Les conclusions du rapport reposent sur 130 auditions, des déplacements en ancienne République yougoslave de Macédoine, aux États-Unis, en Allemagne, au Royaume-Uni, en Roumanie, en Pologne et au Portugal, et l’obtention de documents quelquefois confidentiels (par exemple, des enregistrements de la réunion transatlantique informelle entre l'Union européenne et les ministres des affaires étrangères de l'Organisation du traité de l'Atlantique nord (OTAN), à laquelle a assisté la secrétaire d'État américaine, Condoleezza Rice, le 7 décembre 2005, confirmant que les états membres avaient connaissance du programme de "restitutions extraordinaires" et des prisons secrètes). Elles sont largement concordantes avec celles du rapport du Conseil de l’Europe. Ce qui incite à conclure à la fiabilité des informations. Le fait que de nombreux états incriminés ont refusé de répondre à la commission pousse également dans ce sens, comme l’exprime le rapporteur lui-même: « l’absence avérée de réponses concrètes aux questions des victimes, des ONG, des medias et des parlementaires a seulement renforcé la crédibilité d’allégations déjà étayées par ailleurs ». Et, au passage, le rapport administre une véritable volée de bois vert à certaines autorités nationales (la Pologne étant particulièrement mise en cause pour son « manque de coopération » ce qui vise aussi bien le gouvernement que…le parlement), au conseil de l’Union européenne et à Javier Solana le Haut représentant pour la PESC (politique étrangère  et de sécurité commune).

 

 

Enfin, le rapport formule un certain nombre de recommandations.
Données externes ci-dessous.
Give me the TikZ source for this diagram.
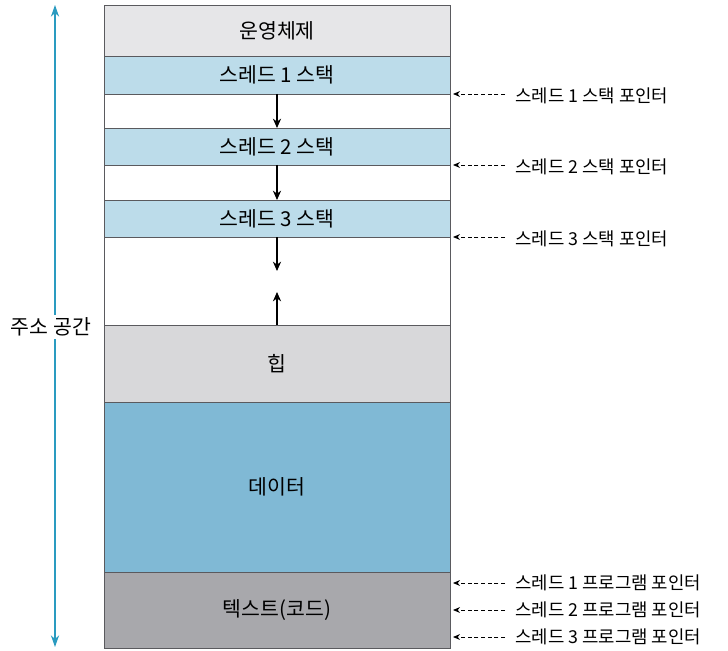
\documentclass[tikz,border=0pt]{standalone}
\usepackage{fontspec}
\setmainfont{Noto Sans CJK KR}
\usetikzlibrary{arrows.meta}

\definecolor{osgray}{HTML}{E6E6E8}
\definecolor{stackblue}{HTML}{BCDCEA}
\definecolor{heapgray}{HTML}{D8D8DA}
\definecolor{datablue}{HTML}{80B9D5}
\definecolor{codegray}{HTML}{A8A8AC}
\definecolor{axisblue}{HTML}{2A9BC0}
\definecolor{edgegray}{HTML}{5A5A5E}

\tikzset{
    segment/.style={draw=edgegray, line width=0.6pt, minimum width=10.38cm,
        inner sep=0pt, outer sep=0pt, font=\fontsize{17.5}{20}\selectfont},
    pointer/.style={anchor=west, inner sep=0pt, font=\fontsize{15.2}{18}\selectfont},
    ptrarrow/.style={line width=0.75pt, dash pattern=on 3.5pt off 2.2pt,
        -{Stealth[length=6pt,width=5pt]}},
    growarrow/.style={line width=0.9pt, -{Stealth[length=8pt,width=7pt]}}
}

\begin{document}
\begin{tikzpicture}[x=0.03cm,y=-0.03cm]
    \useasboundingbox (0,0) rectangle (728,651);

    % Memory segments
    \node[segment, fill=osgray, minimum height=1.53cm] (os) at (277,30.5) {운영체제};
    \node[segment, fill=stackblue, minimum height=1.14cm] (st1) at (277,75) {스레드 1 스택};
    \node[segment, fill=white, minimum height=1.02cm] (gap1) at (277,111) {};
    \node[segment, fill=stackblue, minimum height=1.11cm] (st2) at (277,146.5) {스레드 2 스택};
    \node[segment, fill=white, minimum height=1.05cm] (gap2) at (277,182.5) {};
    \node[segment, fill=stackblue, minimum height=1.11cm] (st3) at (277,218.5) {스레드 3 스택};
    \node[segment, fill=white, minimum height=2.64cm] (free) at (277,281) {};
    \node[segment, fill=heapgray, minimum height=2.31cm] (heap) at (277,363.5) {힙};
    \node[segment, fill=datablue, minimum height=5.1cm] (data) at (277,487) {데이터};
    \node[segment, fill=codegray, minimum height=2.28cm] (code) at (277,610) {텍스트(코드)};

    % Stack and heap growth
    \draw[growarrow] (st1.south) -- (st2.north);
    \draw[growarrow] (st2.south) -- (st3.north);
    \coordinate (stackend) at (277,271);
    \coordinate (heapend) at (277,292);
    \draw[growarrow] (st3.south) -- (stackend);
    \draw[growarrow] (heap.north) -- (heapend);

    % Stack pointers
    \node[pointer] (sp1) at (515,96) {스레드 1 스택 포인터};
    \node[pointer] (sp2) at (515,167) {스레드 2 스택 포인터};
    \node[pointer] (sp3) at (515,239) {스레드 3 스택 포인터};
    \draw[ptrarrow] ([xshift=-0.3cm]sp1.west |- st1.south) -- ([xshift=0.09cm]st1.south east);
    \draw[ptrarrow] ([xshift=-0.3cm]sp2.west |- st2.south) -- ([xshift=0.09cm]st2.south east);
    \draw[ptrarrow] ([xshift=-0.3cm]sp3.west |- st3.south) -- ([xshift=0.09cm]st3.south east);

    % Program counters
    \node[pointer] (pc1) at (515,583) {스레드 1 프로그램 포인터};
    \node[pointer] (pc2) at (515,610) {스레드 2 프로그램 포인터};
    \node[pointer] (pc3) at (515,637) {스레드 3 프로그램 포인터};
    \draw[ptrarrow] ([xshift=-0.3cm]pc1.west) -- ([xshift=0.09cm]pc1.west -| code.east);
    \draw[ptrarrow] ([xshift=-0.3cm]pc2.west) -- ([xshift=0.09cm]pc2.west -| code.east);
    \draw[ptrarrow] ([xshift=-0.3cm]pc3.west) -- ([xshift=0.09cm]pc3.west -| code.east);

    % Address space
    \coordinate (addrtop) at (55,5);
    \coordinate (addrbot) at (55,647);
    \draw[axisblue, line width=1pt, {Stealth[length=10pt,width=7pt]}-{Stealth[length=10pt,width=7pt]}] (addrbot) -- (addrtop);
    \node[fill=white, inner sep=2pt, font=\fontsize{17.5}{20}\selectfont] (addr) at (51,327) {주소 공간};
\end{tikzpicture}
\end{document}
Dans chaque pays, les parlements nationaux devraient à leur tour engager des enquêtes indépendantes et les états devraient se doter de lois efficaces pour contrôler l'activité des services secrets de pays tiers sur leur territoire. Au niveau de l’Union, la commission des libertés civiles du Parlement européen devrait à présent se saisir du dossier pour recommander, si nécessaire, des sanctions sur la base de l’article 7 du traité de l’Union européenne à l’encontre des états ayant violé les droits fondamentaux reconnus par l’Union. Le rapport demande également la fermeture de Guantanamo... Si justifiées soient-elles, ces recommandations ont un grave défaut: elles n’ont évidemment aucune valeur contraignante. Il reste l’intérêt de porter sur la place publique une question fondamentale que beaucoup de gouvernements  auraient certainement préféré tenir secrète. Peut-être cela les incitera-t-il à tirer les leçons de cette triste péripétie de la lutte contre le terrorisme voulue par Washington et à méditer ces lignes tirées du rapport de Dick Marty pour le Conseil de l’Europe : « Si les Etats du Vieux Continent ont fait face à ces menaces (ndr : terroristes)  en se fondant essentiellement sur les institutions et l’ordre juridique en place, les Etats-Unis semblent avoir fait un choix fondamentalement différent : estimant que ni les instruments classiques de la justice, ni ceux qui sont prévus par le droit de la guerre n’étaient à même de contrer efficacement les formes nouvelles du terrorisme international, ils ont décidé de recourir à de nouveaux concepts juridiques… Cette conception juridique est totalement étrangère à la tradition et à la sensibilité européenne et est manifestement contraire à la Convention européenne des droits de l’homme ainsi qu’à la Déclaration universelle des droits de l’homme. L’ancien adage de Cicéron, inter arma silent leges, semble avoir gangrené même des organismes internationaux, pourtant censés assurer la primauté du droit et l’équité de la justice. Il est franchement inquiétant de devoir constater que le Conseil de Sécurité de l’ONU sacrifie les principes essentiels en matière de droits fondamentaux au nom de la lutte contre le terrorisme ».

 

Franchement inquiétant, effectivement.